[Start Stored data]

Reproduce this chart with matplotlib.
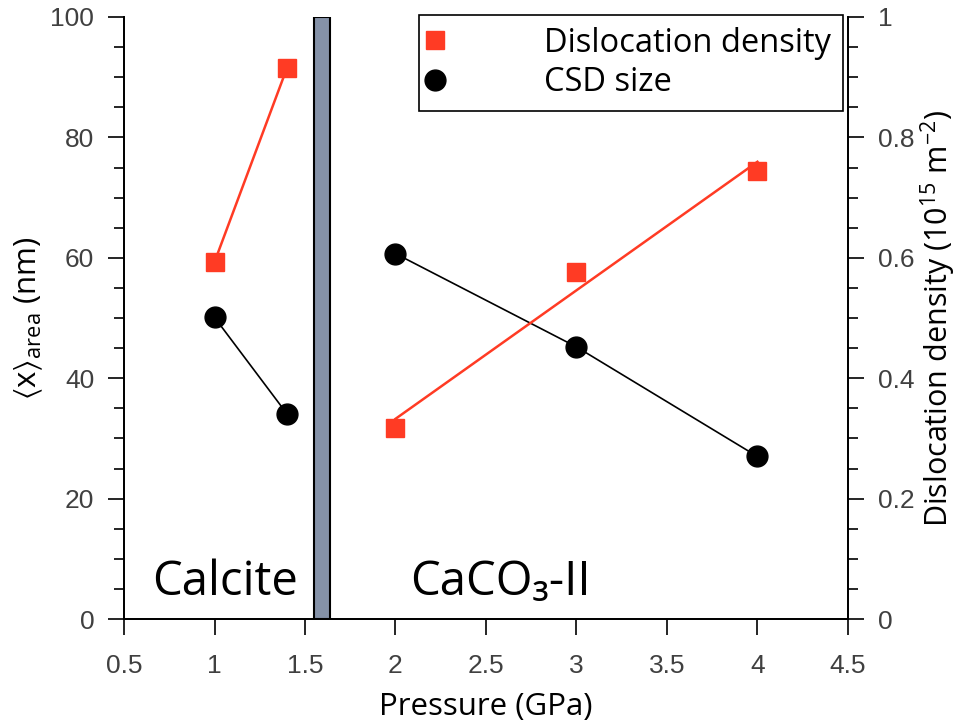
import matplotlib
matplotlib.use("Agg")
import matplotlib.pyplot as plt
import numpy as np
from matplotlib.ticker import MultipleLocator

plt.rcParams['font.family'] = ['Open Sans', 'DejaVu Sans']
plt.rcParams['mathtext.fontset'] = 'custom'
plt.rcParams['mathtext.rm'] = 'Open Sans'
plt.rcParams['mathtext.it'] = 'Open Sans'
plt.rcParams['mathtext.fallback'] = 'stixsans'

# data
p_calcite = [1.0, 1.4]
p_caco3 = [2.0, 3.0, 4.0]
csd_calcite = [50.1, 34.1]          # nm, left axis
csd_caco3 = [60.7, 45.2, 27.0]
disl_calcite = [0.593, 0.915]       # 1e15 m^-2, right axis
disl_caco3 = [0.317, 0.577, 0.744]
boundary = (1.55, 1.64)

red = '#FF3B24'
bar_col = '#8592A8'
tick_col = '#404040'

fig = plt.figure(figsize=(9.57, 7.23), dpi=100)
ax = fig.add_axes([0.1296, 0.1438, 0.7564, 0.8327])
ax2 = ax.twinx()

# phase boundary bar
ax.bar((boundary[0] + boundary[1]) / 2, 100, width=boundary[1] - boundary[0],
       color=bar_col, edgecolor='black', linewidth=1.5, zorder=3)

# CSD size (left)
ax.plot(p_calcite, csd_calcite, color='black', lw=1.2, zorder=4)
ax.plot(p_caco3, csd_caco3, color='black', lw=1.2, zorder=4)
ax.plot(p_calcite + p_caco3, csd_calcite + csd_caco3, 'o', color='black',
        ms=15, zorder=5)

# dislocation density (right)
ax2.plot(p_calcite, disl_calcite, color=red, lw=1.8, zorder=4)
k, b = np.polyfit(p_caco3, disl_caco3, 1)
xf = np.array([p_caco3[0], p_caco3[-1]])
ax2.plot(xf, k * xf + b, color=red, lw=1.8, zorder=4)
ax2.plot(p_calcite + p_caco3, disl_calcite + disl_caco3, 's', color=red,
         ms=13, zorder=5)

ax.set_xlim(0.5, 4.5)
ax.set_ylim(0, 100)
ax2.set_ylim(0, 1)
ax.yaxis.set_minor_locator(MultipleLocator(5))
ax2.yaxis.set_minor_locator(MultipleLocator(0.05))
ax.set_xticks([0.5, 1, 1.5, 2, 2.5, 3, 3.5, 4, 4.5])
ax.set_xticklabels(['0.5', '1', '1.5', '2', '2.5', '3', '3.5', '4', '4.5'])
ax.set_yticks([0, 20, 40, 60, 80, 100])
ax.set_yticklabels(['0', '20', '40', '60', '80', '100'])
ax2.set_yticks([0, 0.2, 0.4, 0.6, 0.8, 1.0])
ax2.set_yticklabels(['0', '0.2', '0.4', '0.6', '0.8', '1'])

for a in (ax, ax2):
    a.spines['top'].set_visible(False)
    for s in a.spines.values():
        s.set_linewidth(1.3)
    a.tick_params(which='major', direction='out', length=11.5, width=1.2,
                  labelsize=19, labelcolor=tick_col, pad=10)
    a.tick_params(which='minor', direction='out', length=7, width=1.2)
    for lab in a.get_xticklabels() + a.get_yticklabels():
        lab.set_family('Liberation Sans')
ax.tick_params(axis='x', pad=14)

ax.set_xlabel('Pressure (GPa)', fontsize=22.5, labelpad=10)
ax.set_ylabel('$\\langle$x$\\rangle_\\mathregular{area}$ (nm)', fontsize=22.5,
              labelpad=4)
ax2.set_ylabel('Dislocation density (10$^\\mathregular{15}$ m$^\\mathregular{-2}$)',
               fontsize=22, labelpad=3)

ax.text(0.655, 4, 'Calcite', fontsize=34, ha='left', va='baseline')
ax.text(2.08, 4, 'CaCO₃-II', fontsize=34, ha='left', va='baseline')

h1 = plt.Line2D([], [], ls='none', marker='s', color=red, ms=13)
h2 = plt.Line2D([], [], ls='none', marker='o', color='black', ms=15)
leg = ax2.legend([h1, h2], ['Dislocation density', 'CSD size'],
                 loc='upper right', bbox_to_anchor=(0.9931, 1.003),
                 borderaxespad=0, fontsize=23.5, frameon=True, fancybox=False,
                 framealpha=1, edgecolor='black', borderpad=0.35,
                 handlelength=0.3, handletextpad=3.2, labelspacing=0.2)
leg.get_frame().set_linewidth(1.2)
leg.set_zorder(10)

fig.savefig('out.png', dpi=100)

[End Stored data]

#### [To be done]
Reproduce the material above from its first line through the line containing "plt.rcParams['mathtext.fallback'] = 'stixsans'", both ends included, and skip every picture.

#### [Task response]
Reproduce this chart with matplotlib.
import matplotlib
matplotlib.use("Agg")
import matplotlib.pyplot as plt
import numpy as np
from matplotlib.ticker import MultipleLocator

plt.rcParams['font.family'] = ['Open Sans', 'DejaVu Sans']
plt.rcParams['mathtext.fontset'] = 'custom'
plt.rcParams['mathtext.rm'] = 'Open Sans'
plt.rcParams['mathtext.it'] = 'Open Sans'
plt.rcParams['mathtext.fallback'] = 'stixsans'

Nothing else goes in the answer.